Experts share their views on the place of modular construction in tomorrow’s real estate industry.
At a once-derelict, 27-acre site next to the Grand Union Canal in Greenford, west London, developer Tide Construction is craning hundreds of precision-engineered build-to-rent homes into place.
Since works at Greystar and Ivanhoé Cambridge’s Greenford Quay development began in 2018, some 630 homes have already been completed by Tide and Vision with an additional 750 currently onsite. When the project finishes, it will offer around 2.4m sq ft of homes and a further 190,000 sq ft of commercial space.
The ability to deliver housing at such speed is just one of the many ways in which volumetric construction – also known as “modular” – can play a part in addressing the housing crisis, according to the experts behind the development. The challenge lies in improving the understanding of such modern methods of construction, at wider investor and government level.
Panellists set out their views during a 90-minute discussion held at Greenford Quay, hours before L&G outlined plans to halt production at its modular factory in Selby, and days after modular housebuilder TopHat gained £70m of investment from Aviva and Persimmon for expansion.
HTA Design managing partner Simon Bayliss said if Greenford Quay was used as a template for modern, sustainable urban development, it could be a game-changer for the built environment. In his view, the UK would have “no problem” meeting the government’s long-held target to deliver 300,000 homes every year. “We would improve the quality and the pace of delivering the property, and bring down the cost of doing it,” said Bayliss. “If you deliver at this scale this quickly, with this high quality, we wouldn’t have a housing crisis.”

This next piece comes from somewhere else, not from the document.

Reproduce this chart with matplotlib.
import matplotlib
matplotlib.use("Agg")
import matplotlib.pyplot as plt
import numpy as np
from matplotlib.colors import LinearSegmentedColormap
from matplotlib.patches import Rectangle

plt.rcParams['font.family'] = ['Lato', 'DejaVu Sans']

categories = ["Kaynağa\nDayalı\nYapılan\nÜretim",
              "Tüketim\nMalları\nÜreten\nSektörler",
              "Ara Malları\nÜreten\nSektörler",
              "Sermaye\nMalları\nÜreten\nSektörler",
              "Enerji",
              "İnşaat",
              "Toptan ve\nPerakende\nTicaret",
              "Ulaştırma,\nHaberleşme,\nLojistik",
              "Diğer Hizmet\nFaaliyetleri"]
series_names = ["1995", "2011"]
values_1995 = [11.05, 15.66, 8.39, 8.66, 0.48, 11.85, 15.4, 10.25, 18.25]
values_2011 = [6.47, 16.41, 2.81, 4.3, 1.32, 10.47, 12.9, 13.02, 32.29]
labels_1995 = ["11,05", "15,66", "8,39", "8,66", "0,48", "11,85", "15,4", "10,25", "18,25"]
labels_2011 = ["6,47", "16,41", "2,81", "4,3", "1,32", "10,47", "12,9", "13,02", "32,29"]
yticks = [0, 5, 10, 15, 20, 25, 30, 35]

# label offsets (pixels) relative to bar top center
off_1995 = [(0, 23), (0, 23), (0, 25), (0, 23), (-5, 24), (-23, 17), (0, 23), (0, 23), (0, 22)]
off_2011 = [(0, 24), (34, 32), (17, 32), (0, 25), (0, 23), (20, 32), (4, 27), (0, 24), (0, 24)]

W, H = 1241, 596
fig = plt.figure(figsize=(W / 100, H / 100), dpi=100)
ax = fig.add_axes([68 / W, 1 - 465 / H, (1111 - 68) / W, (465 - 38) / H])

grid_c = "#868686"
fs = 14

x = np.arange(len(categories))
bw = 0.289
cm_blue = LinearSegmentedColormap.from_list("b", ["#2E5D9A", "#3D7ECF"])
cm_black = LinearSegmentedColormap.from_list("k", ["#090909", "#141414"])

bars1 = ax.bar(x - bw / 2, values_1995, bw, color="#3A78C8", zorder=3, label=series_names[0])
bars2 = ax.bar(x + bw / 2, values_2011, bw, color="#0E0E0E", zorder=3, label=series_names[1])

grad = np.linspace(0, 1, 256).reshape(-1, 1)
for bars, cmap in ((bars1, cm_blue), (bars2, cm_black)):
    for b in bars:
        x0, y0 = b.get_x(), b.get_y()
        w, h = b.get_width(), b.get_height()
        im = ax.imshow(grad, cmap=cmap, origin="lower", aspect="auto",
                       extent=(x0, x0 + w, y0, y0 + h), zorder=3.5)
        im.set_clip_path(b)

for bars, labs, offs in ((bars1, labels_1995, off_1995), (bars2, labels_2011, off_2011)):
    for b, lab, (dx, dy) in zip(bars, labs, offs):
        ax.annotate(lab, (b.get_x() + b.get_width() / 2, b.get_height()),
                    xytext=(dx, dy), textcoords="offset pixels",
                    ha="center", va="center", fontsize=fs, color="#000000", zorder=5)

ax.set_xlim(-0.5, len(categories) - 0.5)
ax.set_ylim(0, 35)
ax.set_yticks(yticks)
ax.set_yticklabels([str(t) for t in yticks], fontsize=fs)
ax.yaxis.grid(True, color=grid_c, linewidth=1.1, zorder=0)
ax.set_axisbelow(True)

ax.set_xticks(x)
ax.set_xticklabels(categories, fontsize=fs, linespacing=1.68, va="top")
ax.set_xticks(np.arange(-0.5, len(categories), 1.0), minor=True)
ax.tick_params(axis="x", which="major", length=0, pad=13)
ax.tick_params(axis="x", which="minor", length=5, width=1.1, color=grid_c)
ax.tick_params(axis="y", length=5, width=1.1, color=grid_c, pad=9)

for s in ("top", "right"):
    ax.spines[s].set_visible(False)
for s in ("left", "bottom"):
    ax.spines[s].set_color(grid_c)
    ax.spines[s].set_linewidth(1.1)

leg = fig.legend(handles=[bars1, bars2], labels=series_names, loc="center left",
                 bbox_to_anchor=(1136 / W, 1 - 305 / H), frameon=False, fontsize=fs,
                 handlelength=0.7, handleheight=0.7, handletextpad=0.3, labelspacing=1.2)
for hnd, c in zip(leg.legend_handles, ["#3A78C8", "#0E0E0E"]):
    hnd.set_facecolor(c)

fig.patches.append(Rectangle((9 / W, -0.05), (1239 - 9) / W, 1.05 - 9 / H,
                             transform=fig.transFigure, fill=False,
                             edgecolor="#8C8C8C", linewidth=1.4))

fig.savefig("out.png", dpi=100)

Tide chief executive Christy Hayes said the industry is looking to the government to make planning and its associated timescales more predictable.
The problem, according to Kevin McHugh, senior director for construction at Greystar, is that most people still “have shipping containers in their head” when it comes to envisaging what the volumetric model looks like.
However, the feedback McHugh has received from visitors to the jv’s developments in Greenford and Croydon is that their factory-made homes are indistinguishable from traditional types. “It’s a construction methodology – it doesn’t have to mean the architecture looks different or that the living experience is different,” he said.